В нашем браке наступил переломный момент. Я все больше раздражал Джин, и временами она вела себя не вполне адекватно. На ней тяжело сказался первый год моей армейской службы. Потом был поставлен окончательный диагноз Дарии, и практически в это же время «Оскар» уплыл из ее рук к Джоан Кроуфорд. Это не было неожиданностью, но Джин болезненно отреагировала на проигрыш. Приз киноакадемии мог бы изменить ее жизнь, поднять ей настроение в период, когда она так нуждалась в позитивных эмоциях. Материально он тоже мог бы ей помочь, ведь Джин, не меньше, чем меня, стали заботить финансовые проблемы. В перспективе у нас было пожизненное содержание Дарии в очень дорогом санатории. К тому же, как любую звезду, Джин вечно беспокоила возможная потеря популярности. (Постоянные стрессы, связанные со звездным статусом, наложили свой отпечаток на судьбы многих актрис этого поколения. Джин, Рита Хейворт, Лана Тернер, Ава Гарднер… и, разумеется, Мэрилин Монро — всем им придется испить свою горькую чашу.)
Мы с Джин стали ссориться по любому поводу. Настоящий конфликт у нас случился из-за фильма «Амбер навсегда». Занук хотел, чтобы Джин сыграла в нем главную роль, и я уговаривал ее принять его предложение. Он сулил ей огромные деньги за участие в картине, роль была престижной, и студия возлагала на этот фильм большие надежды. Загвоздка состояла в том, что изначально Занук предложил эту роль другой актрисе, англичанке Пегги Камминс, но она не подошла. Джин об этом знала и могла бы добиться от Занука всего, чего хотела, если бы правильно разыграла свои карты. Но нет, она не могла переступить через свою гордость. Она отказалась от съемок, несмотря на то что Занук обещал ей ежегодный доход в несколько миллионов долларов, если она согласится. Я считал это полным безумием и верил, что за эту роль она может получить «Оскар». Подозреваю, что отказ Джин был связан именно с тем, что я так настаивал на ее участии в картине.

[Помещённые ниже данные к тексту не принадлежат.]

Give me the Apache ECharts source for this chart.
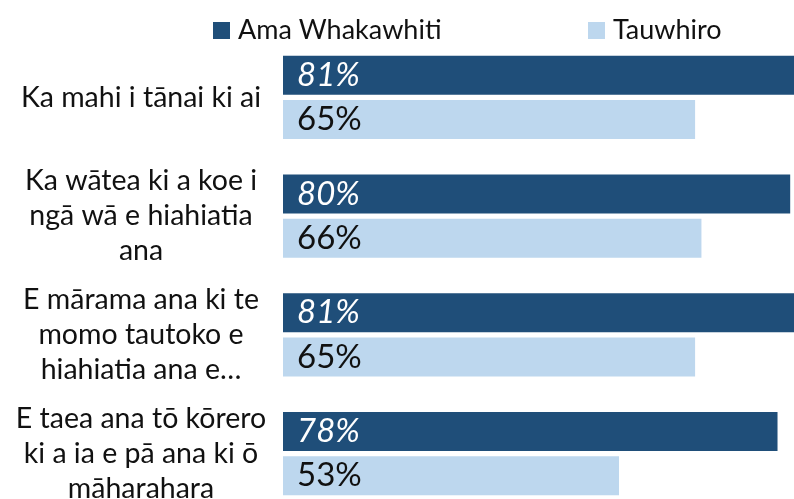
<!DOCTYPE html>
<html>
<head>
<meta charset="utf-8">
<script src="https://cdn.jsdelivr.net/npm/echarts@6/dist/echarts.min.js"></script>
<style>
  html, body { margin: 0; padding: 0; background: #fff; }
  #chart { width: 794px; height: 499px; }
</style>
</head>
<body>
<div id="chart"></div>
<script>
var categories = [
  'Ka mahi i tānai ki ai',
  'Ka wātea ki a koe i\nngā wā e hiahiatia\nana',
  'E mārama ana ki te\nmomo tautoko e\nhiahiatia ana e…',
  'E taea ana tō kōrero\nki a ia e pā ana ki ō\nmāharahara'
]
var seriesNames = ['Ama Whakawhiti', 'Tauwhiro']
var amaValues = [81, 80, 81, 78]
var tauValues = [65, 66, 65, 53]

var colors = ['#1f4e79', '#bdd7ee']
var font = 'Lato'

var myChart = echarts.init(document.getElementById('chart'))

function legendFor(name, left) {
  return {
    data: [name],
    top: 12,
    left: left,
    icon: 'rect',
    itemWidth: 17,
    itemHeight: 17,
    textStyle: {
      fontFamily: font,
      fontSize: 27,
      color: '#111',
      padding: [0, 0, 0, 3]
    }
  }
}

var option = {
  animation: false,
  color: colors,
  legend: [legendFor(seriesNames[0], 208), legendFor(seriesNames[1], 583)],
  // grid runs past the right and bottom edges, as in the original crop
  grid: {
    left: 283,
    top: 38,
    width: 634,
    height: 475,
    outerBoundsMode: 'none',
    containLabel: false
  },
  xAxis: {
    type: 'value',
    min: 0,
    max: 100,
    show: false
  },
  yAxis: {
    type: 'category',
    data: categories,
    inverse: true,
    axisLine: { show: false },
    axisTick: { show: false },
    axisLabel: {
      margin: 142,
      align: 'center',
      fontFamily: font,
      fontSize: 28.5,
      lineHeight: 35,
      color: '#111'
    }
  },
  series: [
    {
      name: seriesNames[0],
      type: 'bar',
      data: amaValues,
      barWidth: 39,
      barGap: '13%',
      label: {
        show: true,
        position: 'insideLeft',
        distance: 14,
        formatter: '{c}%',
        fontFamily: font,
        fontStyle: 'italic',
        fontSize: 33,
        color: '#fff'
      }
    },
    {
      name: seriesNames[1],
      type: 'bar',
      data: tauValues,
      barWidth: 39,
      barGap: '13%',
      label: {
        show: true,
        position: 'insideLeft',
        distance: 14,
        formatter: '{c}%',
        fontFamily: font,
        fontSize: 33,
        color: '#111'
      }
    }
  ]
}

myChart.setOption(option)
</script>
</body>
</html>
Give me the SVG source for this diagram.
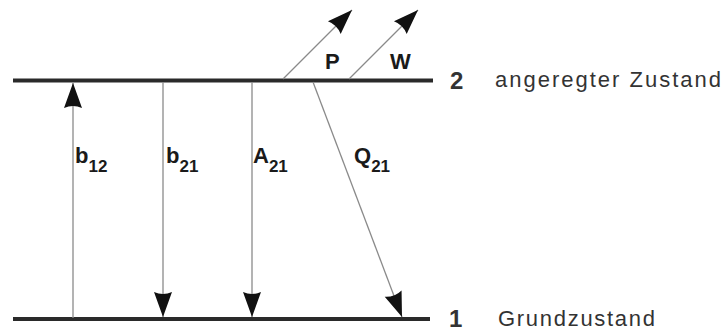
<svg xmlns="http://www.w3.org/2000/svg" width="723" height="331" viewBox="0 0 723 331">
<style>
.level{stroke:#2a2a2a;stroke-width:4;fill:none}
.tr{stroke:#8a8a8a;stroke-width:1.3;fill:none}
.lbl{font-family:"Liberation Sans",Arial,sans-serif;font-weight:bold;fill:#1a1a1a}
.sub{font-size:17px}
.lvl{font-family:"Liberation Sans",Arial,sans-serif;fill:#333}
</style>
<defs>
<marker id="ah" markerUnits="userSpaceOnUse" markerWidth="28" markerHeight="22" viewBox="-27 -11 28 22" refX="0" refY="0" orient="auto">
<path d="M0,0 L-25,-9 Q-21,0 -25,9 Z" fill="#111"/>
</marker>
</defs>
<rect width="723" height="331" fill="#fff"/>
<g id="level2">
<line class="level" x1="13" y1="80.5" x2="433" y2="80.5"/>
<text class="lvl" x="450" y="89" font-size="24" font-weight="bold">2</text>
<text class="lvl" x="495" y="87" font-size="22" textLength="226" lengthAdjust="spacing">angeregter  Zustand</text>
</g>
<g id="level1">
<line class="level" x1="13" y1="319" x2="430" y2="319"/>
<text class="lvl" x="449" y="327" font-size="24" font-weight="bold">1</text>
<text class="lvl" x="498" y="326" font-size="22" textLength="157" lengthAdjust="spacing">Grundzustand</text>
</g>
<g id="connectors">
<line class="tr" x1="73" y1="318" x2="73" y2="83" marker-end="url(#ah)"/>
<line class="tr" x1="163" y1="82" x2="163" y2="317" marker-end="url(#ah)"/>
<line class="tr" x1="252" y1="82" x2="252" y2="317" marker-end="url(#ah)"/>
<line class="tr" x1="313" y1="82" x2="402" y2="317" marker-end="url(#ah)"/>
<line class="tr" x1="283" y1="79" x2="352" y2="10" marker-end="url(#ah)"/>
<line class="tr" x1="349" y1="79" x2="418" y2="10" marker-end="url(#ah)"/>
</g>
<g id="labels">
<text class="lbl" x="75" y="163" font-size="22">b<tspan class="sub" dy="9">12</tspan></text>
<text class="lbl" x="166" y="163" font-size="22">b<tspan class="sub" dy="9">21</tspan></text>
<text class="lbl" x="253" y="163" font-size="22">A<tspan class="sub" dy="9">21</tspan></text>
<text class="lbl" x="354" y="163" font-size="22">Q<tspan class="sub" dy="9">21</tspan></text>
<text class="lbl" x="325" y="69" font-size="22">P</text>
<text class="lbl" x="390" y="69" font-size="22">W</text>
</g>
</svg>
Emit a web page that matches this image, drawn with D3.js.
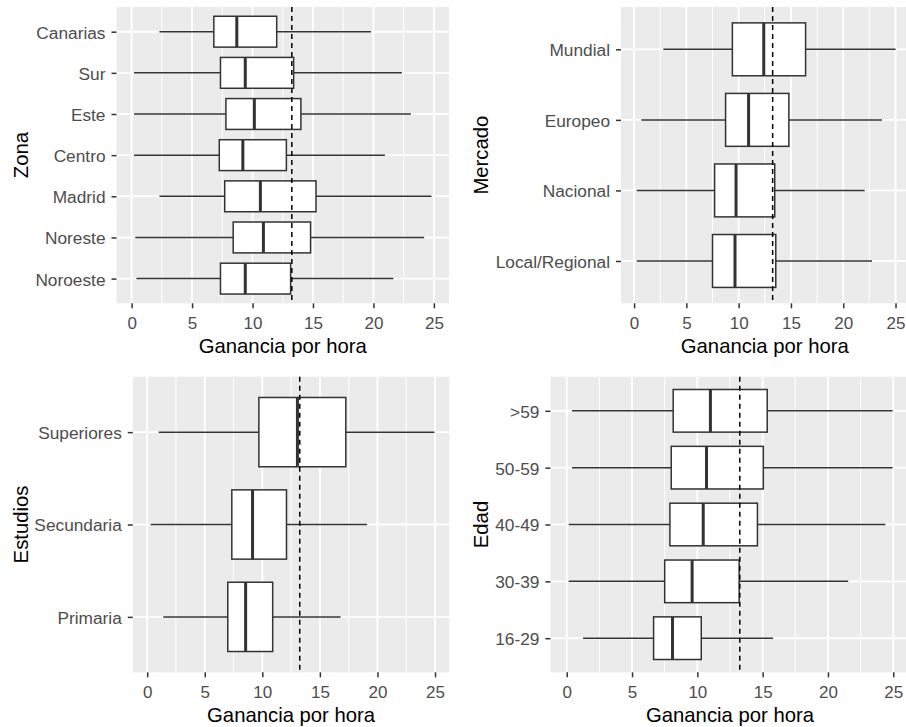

В результате роль сыграла Линда Дарнелл, и фильм не стал вторым пришествием «Унесенных ветром». Но Джин пренебрегала моим мнением — и не только в отношении сценариев, но и того, что касалось недвижимости, финансовых вложений, да, в сущности, всех важных (кроме одежды) вопросов — вот что стало меня неимоверно раздражать.
Например, я посоветовал ей купить отель «Беверли-Хиллз» за 75 000 долларов. Была также возможность приобрести отель «Барклай» на Манхэттене и пятнадцатиэтажное здание на Мэдисон-авеню за совсем небольшие деньги. Джин в скором времени стала бы очень богатой женщиной, но на мои советы ей было наплевать.
Ее постоянное недовольство мною, разочарование от того, что я одновременно не мог быть управляющим корпорацией, как ее отец, успешным дизайнером и человеком, всецело посвятившим себя ее карьере, как в первые годы нашего брака, — весь этот конфликт противоречивых интересов окончательно выкристаллизовался к осени 1946 года. Джин уехала в Нью-Йорк навестить родных — по крайней мере, так она мне сказала. Вскоре я узнал, что причина ее поездки не была столь невинной. Стало очевидно, что ее отношение ко мне изменилось, и дело шло к неминуемому разрыву.
Когда Джин вернулась из Нью-Йорка, она заявила, что хочет официального раздельного проживания.
Глава 7
На переломе судьбы: разрыв неминуем
Олег Кассини и Джин Тирни, 1940-е годы
В
от как, по мнению нью-йоркской газеты «Дейли ньюс», и судя по многочисленным статьям в других газетах, мы с Джин встретили новый, 1947 год: «Муж Джин Тирни Олег и промышленный магнат начинают новый год правильно — сталкиваясь нос к носу».